__Work required__
Below is a listing. Return the lines from the one that contains "Reproduce this diagram with TikZ." to the one that contains "(mod.south) |- (met.east);", both ends included, verbatim and with no pictures.

(Figure scripts)

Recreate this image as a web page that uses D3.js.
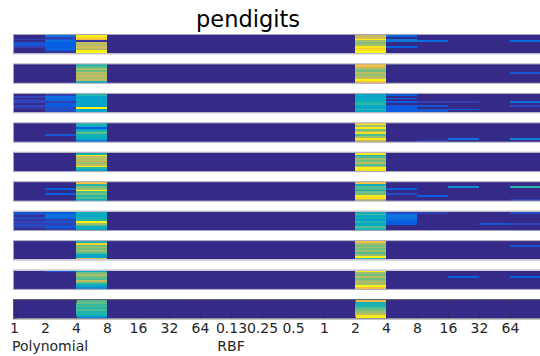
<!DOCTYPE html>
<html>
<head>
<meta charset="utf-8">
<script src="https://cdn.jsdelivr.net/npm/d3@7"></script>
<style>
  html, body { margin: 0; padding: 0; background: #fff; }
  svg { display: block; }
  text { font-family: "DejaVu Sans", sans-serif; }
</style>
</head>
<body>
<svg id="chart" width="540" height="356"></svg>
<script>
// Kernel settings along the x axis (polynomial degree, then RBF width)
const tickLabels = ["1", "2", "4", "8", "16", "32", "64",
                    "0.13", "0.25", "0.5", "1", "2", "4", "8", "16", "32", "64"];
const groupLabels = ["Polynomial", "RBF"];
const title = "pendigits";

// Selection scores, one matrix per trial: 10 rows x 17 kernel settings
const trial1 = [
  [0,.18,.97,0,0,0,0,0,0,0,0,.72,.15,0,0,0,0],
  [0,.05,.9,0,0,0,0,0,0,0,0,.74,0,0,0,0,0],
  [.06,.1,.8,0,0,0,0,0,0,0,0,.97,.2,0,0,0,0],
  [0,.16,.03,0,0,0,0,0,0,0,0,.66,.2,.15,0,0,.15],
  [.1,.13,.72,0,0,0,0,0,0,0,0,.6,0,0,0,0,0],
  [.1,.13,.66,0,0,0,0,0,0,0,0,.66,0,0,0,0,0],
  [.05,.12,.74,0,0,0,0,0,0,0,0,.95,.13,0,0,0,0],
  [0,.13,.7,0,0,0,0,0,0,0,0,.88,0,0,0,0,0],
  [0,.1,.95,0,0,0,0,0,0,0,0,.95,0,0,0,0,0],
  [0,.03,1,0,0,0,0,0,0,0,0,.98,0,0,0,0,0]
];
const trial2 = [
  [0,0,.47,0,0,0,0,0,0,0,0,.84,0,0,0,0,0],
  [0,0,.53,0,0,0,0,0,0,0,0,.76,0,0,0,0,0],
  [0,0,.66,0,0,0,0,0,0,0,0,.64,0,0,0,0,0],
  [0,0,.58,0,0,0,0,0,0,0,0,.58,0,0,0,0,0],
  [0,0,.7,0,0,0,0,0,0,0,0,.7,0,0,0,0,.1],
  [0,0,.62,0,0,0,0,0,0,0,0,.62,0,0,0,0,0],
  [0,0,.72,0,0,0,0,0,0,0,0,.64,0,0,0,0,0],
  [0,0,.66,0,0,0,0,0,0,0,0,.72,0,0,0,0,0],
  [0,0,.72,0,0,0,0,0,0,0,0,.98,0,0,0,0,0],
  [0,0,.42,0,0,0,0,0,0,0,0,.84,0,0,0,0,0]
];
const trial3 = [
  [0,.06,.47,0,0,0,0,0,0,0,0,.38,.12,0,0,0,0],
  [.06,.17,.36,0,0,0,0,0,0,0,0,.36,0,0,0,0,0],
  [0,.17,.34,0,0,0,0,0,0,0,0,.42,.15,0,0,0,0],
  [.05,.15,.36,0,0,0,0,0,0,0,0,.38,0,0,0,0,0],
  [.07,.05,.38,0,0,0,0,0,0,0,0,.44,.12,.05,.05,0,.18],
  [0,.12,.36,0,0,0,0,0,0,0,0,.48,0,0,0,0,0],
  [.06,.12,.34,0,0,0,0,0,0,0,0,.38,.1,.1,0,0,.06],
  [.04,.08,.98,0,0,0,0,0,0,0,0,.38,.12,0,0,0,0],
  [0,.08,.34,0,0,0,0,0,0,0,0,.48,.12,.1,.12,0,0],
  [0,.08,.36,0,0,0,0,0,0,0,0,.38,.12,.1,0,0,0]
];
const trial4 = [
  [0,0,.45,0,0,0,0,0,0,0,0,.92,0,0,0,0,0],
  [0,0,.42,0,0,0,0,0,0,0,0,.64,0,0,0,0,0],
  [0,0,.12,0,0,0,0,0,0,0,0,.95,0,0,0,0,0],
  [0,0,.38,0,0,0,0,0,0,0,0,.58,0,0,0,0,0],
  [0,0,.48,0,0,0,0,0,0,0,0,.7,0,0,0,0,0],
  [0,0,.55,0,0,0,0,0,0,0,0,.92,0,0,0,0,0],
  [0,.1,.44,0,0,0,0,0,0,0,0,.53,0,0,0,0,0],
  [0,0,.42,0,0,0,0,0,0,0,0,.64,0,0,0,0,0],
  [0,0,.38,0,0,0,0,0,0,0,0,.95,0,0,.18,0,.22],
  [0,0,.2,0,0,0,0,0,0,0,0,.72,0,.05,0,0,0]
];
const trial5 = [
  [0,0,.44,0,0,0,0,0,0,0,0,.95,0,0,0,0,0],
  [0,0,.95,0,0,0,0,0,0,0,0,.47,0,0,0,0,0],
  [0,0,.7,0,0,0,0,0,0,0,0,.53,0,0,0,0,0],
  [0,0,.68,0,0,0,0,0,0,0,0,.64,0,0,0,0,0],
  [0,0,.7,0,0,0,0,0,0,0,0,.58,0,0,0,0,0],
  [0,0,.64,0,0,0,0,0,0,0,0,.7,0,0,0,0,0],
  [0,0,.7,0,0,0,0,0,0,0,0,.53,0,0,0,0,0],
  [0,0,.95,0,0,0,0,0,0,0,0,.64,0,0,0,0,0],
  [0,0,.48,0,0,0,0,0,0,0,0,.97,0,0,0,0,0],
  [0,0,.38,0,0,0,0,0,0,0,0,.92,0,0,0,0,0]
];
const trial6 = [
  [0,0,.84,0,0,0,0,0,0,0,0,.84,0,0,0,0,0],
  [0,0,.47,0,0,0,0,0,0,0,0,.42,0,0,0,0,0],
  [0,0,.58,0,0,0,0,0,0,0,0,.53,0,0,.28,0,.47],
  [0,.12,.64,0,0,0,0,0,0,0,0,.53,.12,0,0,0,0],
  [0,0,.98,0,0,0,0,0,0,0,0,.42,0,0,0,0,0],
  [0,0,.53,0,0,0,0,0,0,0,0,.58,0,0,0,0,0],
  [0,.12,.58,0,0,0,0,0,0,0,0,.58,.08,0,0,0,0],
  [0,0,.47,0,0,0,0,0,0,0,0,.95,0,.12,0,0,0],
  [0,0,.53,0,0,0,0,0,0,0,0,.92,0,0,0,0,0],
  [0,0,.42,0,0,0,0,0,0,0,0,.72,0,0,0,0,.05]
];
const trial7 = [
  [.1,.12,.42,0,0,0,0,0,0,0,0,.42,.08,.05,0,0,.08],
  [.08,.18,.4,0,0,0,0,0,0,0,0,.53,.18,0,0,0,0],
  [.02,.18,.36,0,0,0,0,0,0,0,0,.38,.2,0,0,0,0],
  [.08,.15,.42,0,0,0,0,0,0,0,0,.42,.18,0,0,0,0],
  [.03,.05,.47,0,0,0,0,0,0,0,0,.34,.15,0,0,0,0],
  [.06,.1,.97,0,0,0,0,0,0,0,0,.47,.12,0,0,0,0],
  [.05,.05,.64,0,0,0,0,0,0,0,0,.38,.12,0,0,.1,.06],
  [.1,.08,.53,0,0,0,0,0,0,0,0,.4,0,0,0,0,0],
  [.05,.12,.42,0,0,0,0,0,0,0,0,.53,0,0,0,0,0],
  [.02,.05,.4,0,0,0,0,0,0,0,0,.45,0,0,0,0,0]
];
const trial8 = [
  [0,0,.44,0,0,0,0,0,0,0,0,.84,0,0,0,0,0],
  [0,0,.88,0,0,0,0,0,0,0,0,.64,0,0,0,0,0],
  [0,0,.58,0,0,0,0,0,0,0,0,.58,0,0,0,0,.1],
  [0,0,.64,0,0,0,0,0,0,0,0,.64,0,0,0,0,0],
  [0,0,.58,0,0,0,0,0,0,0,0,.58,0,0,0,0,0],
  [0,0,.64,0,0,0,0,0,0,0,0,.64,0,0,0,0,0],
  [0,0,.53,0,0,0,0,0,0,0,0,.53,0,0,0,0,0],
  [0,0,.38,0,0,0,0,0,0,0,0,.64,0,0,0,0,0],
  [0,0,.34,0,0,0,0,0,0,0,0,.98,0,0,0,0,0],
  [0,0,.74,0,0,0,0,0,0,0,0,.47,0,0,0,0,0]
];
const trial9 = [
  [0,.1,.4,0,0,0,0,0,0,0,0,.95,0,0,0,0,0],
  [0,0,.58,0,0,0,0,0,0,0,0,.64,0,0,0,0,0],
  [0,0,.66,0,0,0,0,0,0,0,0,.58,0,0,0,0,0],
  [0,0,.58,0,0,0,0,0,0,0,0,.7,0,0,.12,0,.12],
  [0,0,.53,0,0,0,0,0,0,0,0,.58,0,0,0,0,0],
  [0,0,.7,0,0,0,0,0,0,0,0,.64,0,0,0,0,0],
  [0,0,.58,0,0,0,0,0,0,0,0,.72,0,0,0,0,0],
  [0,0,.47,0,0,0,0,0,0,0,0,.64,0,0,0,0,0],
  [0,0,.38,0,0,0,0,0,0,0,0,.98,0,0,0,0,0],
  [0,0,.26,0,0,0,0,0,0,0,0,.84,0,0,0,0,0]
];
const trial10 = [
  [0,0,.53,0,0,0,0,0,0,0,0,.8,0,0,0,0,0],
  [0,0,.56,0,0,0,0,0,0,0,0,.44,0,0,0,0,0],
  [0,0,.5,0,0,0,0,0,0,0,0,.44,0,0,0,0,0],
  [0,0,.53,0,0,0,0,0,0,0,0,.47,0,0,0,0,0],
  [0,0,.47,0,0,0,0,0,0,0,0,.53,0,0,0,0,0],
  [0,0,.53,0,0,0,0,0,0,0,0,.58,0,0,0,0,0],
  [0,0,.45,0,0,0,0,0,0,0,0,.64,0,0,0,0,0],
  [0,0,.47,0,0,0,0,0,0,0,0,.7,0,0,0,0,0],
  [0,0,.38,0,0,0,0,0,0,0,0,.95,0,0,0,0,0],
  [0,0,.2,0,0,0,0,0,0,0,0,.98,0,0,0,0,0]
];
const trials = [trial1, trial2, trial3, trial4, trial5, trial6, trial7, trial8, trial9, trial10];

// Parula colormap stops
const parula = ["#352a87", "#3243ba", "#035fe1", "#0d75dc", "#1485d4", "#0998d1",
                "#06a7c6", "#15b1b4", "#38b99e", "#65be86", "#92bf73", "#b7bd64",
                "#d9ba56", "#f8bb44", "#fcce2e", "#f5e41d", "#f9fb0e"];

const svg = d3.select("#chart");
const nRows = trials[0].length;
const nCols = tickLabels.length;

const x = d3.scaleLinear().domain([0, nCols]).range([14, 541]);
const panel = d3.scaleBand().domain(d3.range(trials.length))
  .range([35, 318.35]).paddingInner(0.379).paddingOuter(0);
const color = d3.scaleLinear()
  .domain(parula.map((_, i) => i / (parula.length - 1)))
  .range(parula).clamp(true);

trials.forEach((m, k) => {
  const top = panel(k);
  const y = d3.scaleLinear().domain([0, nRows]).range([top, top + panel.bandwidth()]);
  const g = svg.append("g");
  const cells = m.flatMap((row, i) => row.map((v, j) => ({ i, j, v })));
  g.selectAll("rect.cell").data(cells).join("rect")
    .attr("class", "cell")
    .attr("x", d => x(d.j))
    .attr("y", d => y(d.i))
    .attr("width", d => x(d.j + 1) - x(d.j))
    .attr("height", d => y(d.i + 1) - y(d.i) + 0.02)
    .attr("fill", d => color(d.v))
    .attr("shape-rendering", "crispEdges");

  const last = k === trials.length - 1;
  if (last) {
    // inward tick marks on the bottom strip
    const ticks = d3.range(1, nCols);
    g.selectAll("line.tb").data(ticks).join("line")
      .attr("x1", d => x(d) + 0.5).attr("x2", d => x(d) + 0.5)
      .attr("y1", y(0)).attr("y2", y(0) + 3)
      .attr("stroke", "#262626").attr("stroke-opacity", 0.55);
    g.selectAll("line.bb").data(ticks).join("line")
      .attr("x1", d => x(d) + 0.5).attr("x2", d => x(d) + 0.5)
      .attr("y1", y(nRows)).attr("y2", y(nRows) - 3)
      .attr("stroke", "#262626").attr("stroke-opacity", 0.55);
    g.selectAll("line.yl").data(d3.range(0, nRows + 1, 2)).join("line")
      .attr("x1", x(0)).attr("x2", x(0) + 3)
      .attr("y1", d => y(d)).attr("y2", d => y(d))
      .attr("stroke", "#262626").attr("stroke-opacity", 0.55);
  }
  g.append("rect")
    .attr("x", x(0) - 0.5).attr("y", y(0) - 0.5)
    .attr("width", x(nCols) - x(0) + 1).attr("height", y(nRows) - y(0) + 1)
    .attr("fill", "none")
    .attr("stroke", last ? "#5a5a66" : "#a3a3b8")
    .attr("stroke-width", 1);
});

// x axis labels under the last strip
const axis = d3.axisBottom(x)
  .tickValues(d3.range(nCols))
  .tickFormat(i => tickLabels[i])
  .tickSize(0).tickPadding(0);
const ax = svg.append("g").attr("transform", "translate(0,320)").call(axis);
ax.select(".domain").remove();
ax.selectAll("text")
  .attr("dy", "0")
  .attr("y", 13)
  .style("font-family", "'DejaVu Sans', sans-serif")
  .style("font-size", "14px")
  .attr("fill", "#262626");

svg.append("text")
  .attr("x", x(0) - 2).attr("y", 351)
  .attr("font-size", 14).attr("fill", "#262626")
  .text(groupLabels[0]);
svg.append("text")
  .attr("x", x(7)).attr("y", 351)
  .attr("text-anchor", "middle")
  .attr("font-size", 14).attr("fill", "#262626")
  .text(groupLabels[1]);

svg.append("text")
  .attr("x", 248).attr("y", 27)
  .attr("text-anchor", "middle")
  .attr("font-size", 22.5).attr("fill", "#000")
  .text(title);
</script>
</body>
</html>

--

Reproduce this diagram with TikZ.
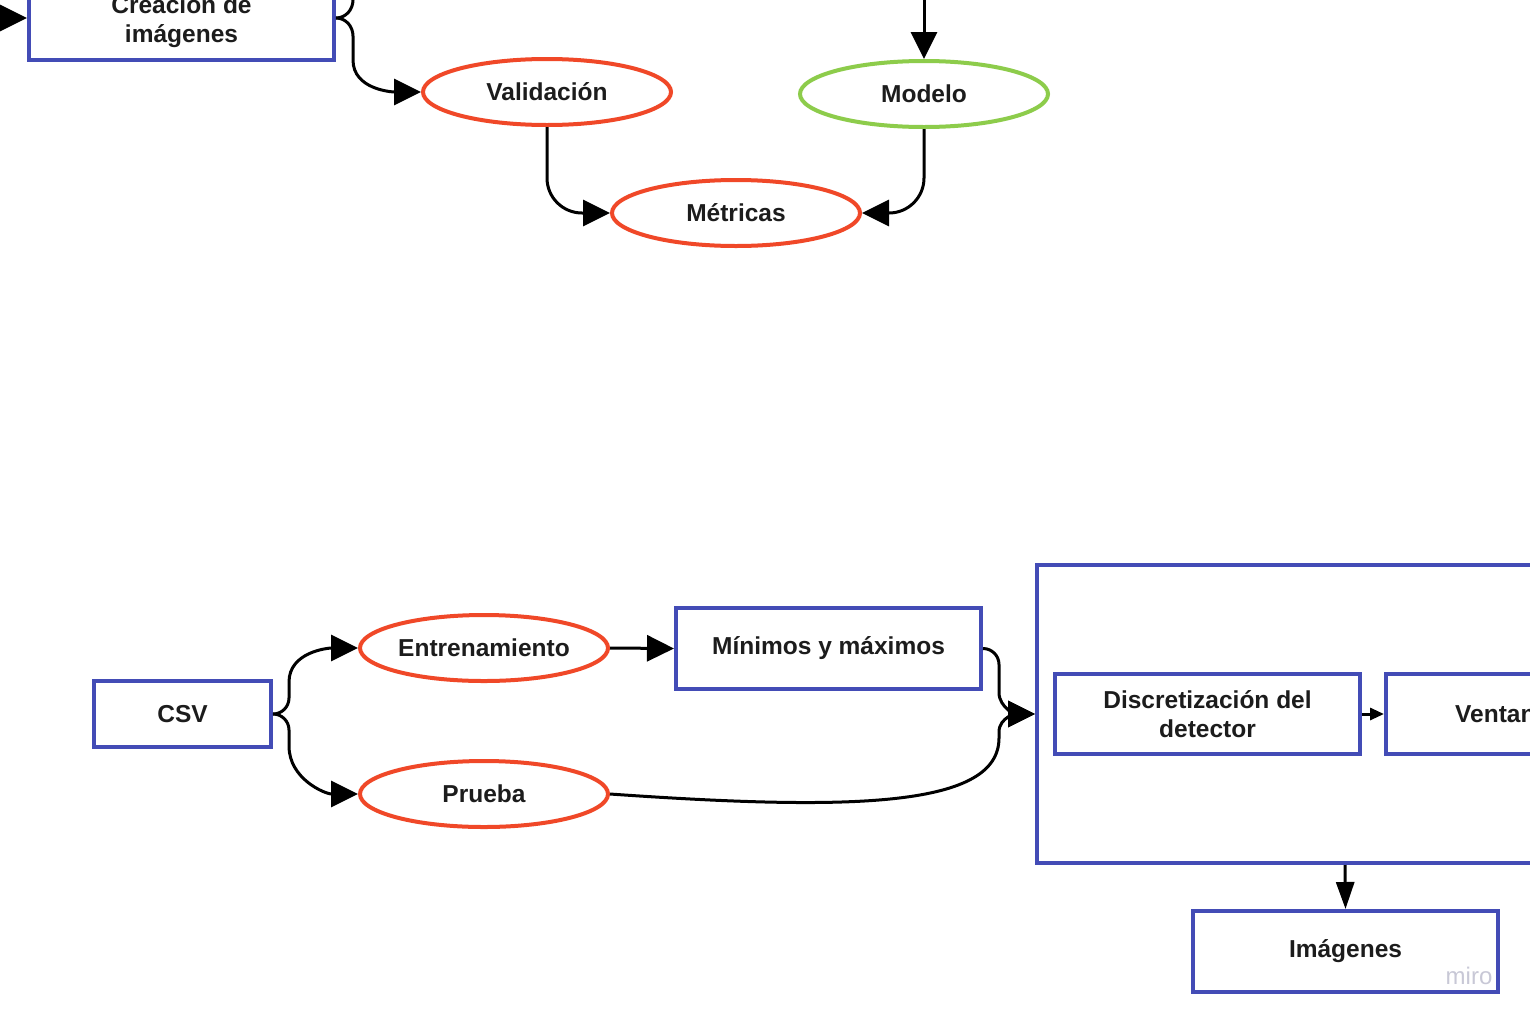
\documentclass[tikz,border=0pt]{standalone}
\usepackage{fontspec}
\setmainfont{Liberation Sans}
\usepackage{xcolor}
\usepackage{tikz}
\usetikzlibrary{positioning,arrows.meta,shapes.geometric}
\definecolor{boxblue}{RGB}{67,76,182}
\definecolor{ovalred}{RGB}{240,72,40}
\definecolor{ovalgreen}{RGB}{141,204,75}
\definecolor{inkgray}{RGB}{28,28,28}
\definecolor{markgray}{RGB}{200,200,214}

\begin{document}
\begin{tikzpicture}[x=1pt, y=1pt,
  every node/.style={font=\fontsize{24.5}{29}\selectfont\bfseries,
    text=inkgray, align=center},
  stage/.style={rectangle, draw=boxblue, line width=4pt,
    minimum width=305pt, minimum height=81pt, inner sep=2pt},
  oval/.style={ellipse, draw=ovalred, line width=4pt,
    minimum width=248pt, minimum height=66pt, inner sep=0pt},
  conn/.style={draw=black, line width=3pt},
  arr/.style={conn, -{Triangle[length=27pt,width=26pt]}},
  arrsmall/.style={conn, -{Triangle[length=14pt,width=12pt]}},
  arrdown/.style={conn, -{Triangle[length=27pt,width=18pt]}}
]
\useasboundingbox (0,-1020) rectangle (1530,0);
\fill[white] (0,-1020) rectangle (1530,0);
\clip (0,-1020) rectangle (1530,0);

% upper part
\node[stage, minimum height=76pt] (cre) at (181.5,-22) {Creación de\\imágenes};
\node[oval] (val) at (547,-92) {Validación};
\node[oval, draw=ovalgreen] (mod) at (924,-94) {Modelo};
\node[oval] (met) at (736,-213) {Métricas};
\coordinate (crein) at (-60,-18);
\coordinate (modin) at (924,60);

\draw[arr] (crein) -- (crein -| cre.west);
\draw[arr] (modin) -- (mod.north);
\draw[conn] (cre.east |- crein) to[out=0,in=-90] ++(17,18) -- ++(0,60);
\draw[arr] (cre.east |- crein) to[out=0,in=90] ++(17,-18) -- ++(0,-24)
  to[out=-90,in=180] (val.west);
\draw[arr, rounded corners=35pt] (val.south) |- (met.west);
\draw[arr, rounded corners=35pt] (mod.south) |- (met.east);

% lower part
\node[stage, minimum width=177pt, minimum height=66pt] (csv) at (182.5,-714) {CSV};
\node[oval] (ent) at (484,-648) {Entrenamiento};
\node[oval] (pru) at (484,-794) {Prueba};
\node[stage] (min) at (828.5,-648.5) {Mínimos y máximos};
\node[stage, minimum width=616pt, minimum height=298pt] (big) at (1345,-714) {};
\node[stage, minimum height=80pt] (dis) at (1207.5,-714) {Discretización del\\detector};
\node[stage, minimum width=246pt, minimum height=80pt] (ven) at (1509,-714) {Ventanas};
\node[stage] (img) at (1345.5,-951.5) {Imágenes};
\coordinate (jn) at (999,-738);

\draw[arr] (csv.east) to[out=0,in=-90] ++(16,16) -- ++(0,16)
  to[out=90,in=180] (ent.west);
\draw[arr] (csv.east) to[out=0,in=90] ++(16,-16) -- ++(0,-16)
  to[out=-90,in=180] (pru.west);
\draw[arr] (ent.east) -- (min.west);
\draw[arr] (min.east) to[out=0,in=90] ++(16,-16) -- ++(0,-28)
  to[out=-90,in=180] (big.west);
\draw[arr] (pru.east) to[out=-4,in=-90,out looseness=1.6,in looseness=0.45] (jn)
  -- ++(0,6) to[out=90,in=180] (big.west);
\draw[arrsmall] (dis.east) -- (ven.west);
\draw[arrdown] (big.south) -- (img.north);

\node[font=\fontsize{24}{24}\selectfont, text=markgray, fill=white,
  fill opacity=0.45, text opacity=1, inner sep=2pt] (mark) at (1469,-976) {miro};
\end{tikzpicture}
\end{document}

__Written answer__
Reproduce this diagram with TikZ.
\documentclass[tikz,border=0pt]{standalone}
\usepackage{fontspec}
\setmainfont{Liberation Sans}
\usepackage{xcolor}
\usepackage{tikz}
\usetikzlibrary{positioning,arrows.meta,shapes.geometric}
\definecolor{boxblue}{RGB}{67,76,182}
\definecolor{ovalred}{RGB}{240,72,40}
\definecolor{ovalgreen}{RGB}{141,204,75}
\definecolor{inkgray}{RGB}{28,28,28}
\definecolor{markgray}{RGB}{200,200,214}

\begin{document}
\begin{tikzpicture}[x=1pt, y=1pt,
  every node/.style={font=\fontsize{24.5}{29}\selectfont\bfseries,
    text=inkgray, align=center},
  stage/.style={rectangle, draw=boxblue, line width=4pt,
    minimum width=305pt, minimum height=81pt, inner sep=2pt},
  oval/.style={ellipse, draw=ovalred, line width=4pt,
    minimum width=248pt, minimum height=66pt, inner sep=0pt},
  conn/.style={draw=black, line width=3pt},
  arr/.style={conn, -{Triangle[length=27pt,width=26pt]}},
  arrsmall/.style={conn, -{Triangle[length=14pt,width=12pt]}},
  arrdown/.style={conn, -{Triangle[length=27pt,width=18pt]}}
]
\useasboundingbox (0,-1020) rectangle (1530,0);
\fill[white] (0,-1020) rectangle (1530,0);
\clip (0,-1020) rectangle (1530,0);

% upper part
\node[stage, minimum height=76pt] (cre) at (181.5,-22) {Creación de\\imágenes};
\node[oval] (val) at (547,-92) {Validación};
\node[oval, draw=ovalgreen] (mod) at (924,-94) {Modelo};
\node[oval] (met) at (736,-213) {Métricas};
\coordinate (crein) at (-60,-18);
\coordinate (modin) at (924,60);

\draw[arr] (crein) -- (crein -| cre.west);
\draw[arr] (modin) -- (mod.north);
\draw[conn] (cre.east |- crein) to[out=0,in=-90] ++(17,18) -- ++(0,60);
\draw[arr] (cre.east |- crein) to[out=0,in=90] ++(17,-18) -- ++(0,-24)
  to[out=-90,in=180] (val.west);
\draw[arr, rounded corners=35pt] (val.south) |- (met.west);
\draw[arr, rounded corners=35pt] (mod.south) |- (met.east);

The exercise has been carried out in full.